* **YOUR INSTRUCTIONS**: Emit the data below verbatim, stripping out any pictures.

* **DATA EXCERPT**:
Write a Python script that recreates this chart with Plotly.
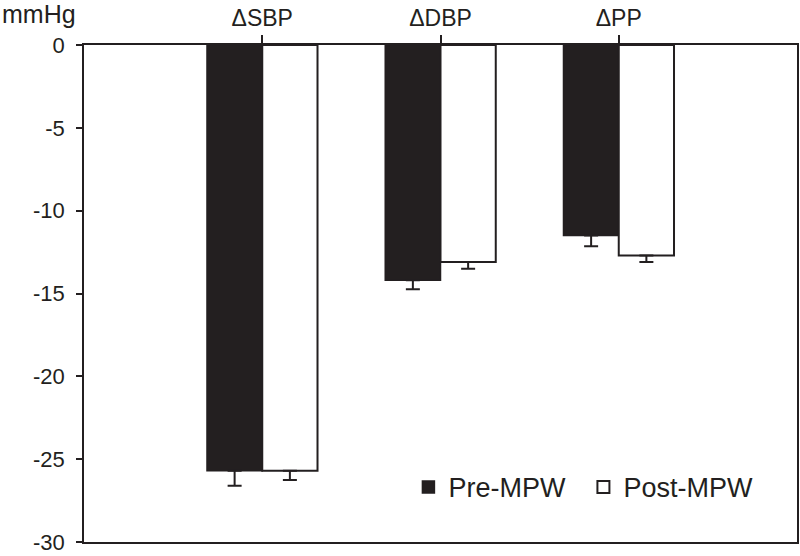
import plotly.graph_objects as go

categories = ["ΔSBP", "ΔDBP", "ΔPP"]
pre_mpw = [-25.7, -14.2, -11.5]
pre_err = [0.9, 0.55, 0.65]
post_mpw = [-25.7, -13.1, -12.7]
post_err = [0.55, 0.4, 0.4]
y_ticks = [0, -5, -10, -15, -20, -25, -30]
y_ticklabels = ["0", "-5", "-10", "-15", "-20", "-25", "-30"]

ink = "#231f20"

fig = go.Figure()
fig.add_trace(go.Bar(
    x=categories, y=pre_mpw, name="Pre-MPW",
    marker=dict(color=ink, line=dict(color=ink, width=1.5)),
    error_y=dict(type="data", symmetric=False, array=[0]*3, arrayminus=pre_err,
                 color=ink, thickness=2, width=7),
))
fig.add_trace(go.Bar(
    x=categories, y=post_mpw, name="Post-MPW",
    marker=dict(color="white", line=dict(color=ink, width=2)),
    error_y=dict(type="data", symmetric=False, array=[0]*3, arrayminus=post_err,
                 color=ink, thickness=2, width=7),
))

fig.update_layout(
    width=800, height=556,
    margin=dict(l=84, r=3, t=45, b=14),
    paper_bgcolor="white", plot_bgcolor="white",
    barmode="group", bargap=0.38, bargroupgap=0,
    font=dict(family="Liberation Sans, Arial, sans-serif", color=ink, size=22),
    xaxis=dict(
        type="category", side="top", range=[-1, 3], automargin=False,
        showline=True, linecolor=ink, linewidth=1.5, mirror=True,
        ticks="outside", ticklen=8, tickcolor=ink, tickwidth=1.5,
        tickfont=dict(size=23), showgrid=False, zeroline=False,
    ),
    yaxis=dict(
        range=[-30, 0], tickvals=y_ticks, ticktext=y_ticklabels, automargin=False,
        ticklabeloverflow="allow", ticklabelstandoff=7,
        showline=True, linecolor=ink, linewidth=1.5, mirror=True,
        ticks="outside", ticklen=6, tickcolor=ink, tickwidth=1.5,
        tickfont=dict(size=22), showgrid=False, zeroline=False,
    ),
    legend=dict(
        orientation="h", x=0.455, y=0.11, xanchor="left", yanchor="middle",
        font=dict(size=27), bgcolor="rgba(0,0,0,0)", traceorder="normal",
        entrywidth=130,
    ),
    annotations=[dict(
        text="mmHg", xref="paper", yref="paper", x=-0.118, y=1.0,
        yshift=31, xanchor="left", yanchor="middle", showarrow=False,
        font=dict(size=25),
    )],
)

fig.write_html("out.html", config={"displayModeBar": False},
               post_script="document.body.style.margin='0';document.body.style.overflow='hidden';")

* **REPLY TO THE TASK**:
Write a Python script that recreates this chart with Plotly.
import plotly.graph_objects as go

categories = ["ΔSBP", "ΔDBP", "ΔPP"]
pre_mpw = [-25.7, -14.2, -11.5]
pre_err = [0.9, 0.55, 0.65]
post_mpw = [-25.7, -13.1, -12.7]
post_err = [0.55, 0.4, 0.4]
y_ticks = [0, -5, -10, -15, -20, -25, -30]
y_ticklabels = ["0", "-5", "-10", "-15", "-20", "-25", "-30"]

ink = "#231f20"

fig = go.Figure()
fig.add_trace(go.Bar(
    x=categories, y=pre_mpw, name="Pre-MPW",
    marker=dict(color=ink, line=dict(color=ink, width=1.5)),
    error_y=dict(type="data", symmetric=False, array=[0]*3, arrayminus=pre_err,
                 color=ink, thickness=2, width=7),
))
fig.add_trace(go.Bar(
    x=categories, y=post_mpw, name="Post-MPW",
    marker=dict(color="white", line=dict(color=ink, width=2)),
    error_y=dict(type="data", symmetric=False, array=[0]*3, arrayminus=post_err,
                 color=ink, thickness=2, width=7),
))

fig.update_layout(
    width=800, height=556,
    margin=dict(l=84, r=3, t=45, b=14),
    paper_bgcolor="white", plot_bgcolor="white",
    barmode="group", bargap=0.38, bargroupgap=0,
    font=dict(family="Liberation Sans, Arial, sans-serif", color=ink, size=22),
    xaxis=dict(
        type="category", side="top", range=[-1, 3], automargin=False,
        showline=True, linecolor=ink, linewidth=1.5, mirror=True,
        ticks="outside", ticklen=8, tickcolor=ink, tickwidth=1.5,
        tickfont=dict(size=23), showgrid=False, zeroline=False,
    ),
    yaxis=dict(
        range=[-30, 0], tickvals=y_ticks, ticktext=y_ticklabels, automargin=False,
        ticklabeloverflow="allow", ticklabelstandoff=7,
        showline=True, linecolor=ink, linewidth=1.5, mirror=True,
        ticks="outside", ticklen=6, tickcolor=ink, tickwidth=1.5,
        tickfont=dict(size=22), showgrid=False, zeroline=False,
    ),
    legend=dict(
        orientation="h", x=0.455, y=0.11, xanchor="left", yanchor="middle",
        font=dict(size=27), bgcolor="rgba(0,0,0,0)", traceorder="normal",
        entrywidth=130,
    ),
    annotations=[dict(
        text="mmHg", xref="paper", yref="paper", x=-0.118, y=1.0,
        yshift=31, xanchor="left", yanchor="middle", showarrow=False,
        font=dict(size=25),
    )],
)

fig.write_html("out.html", config={"displayModeBar": False},
               post_script="document.body.style.margin='0';document.body.style.overflow='hidden';")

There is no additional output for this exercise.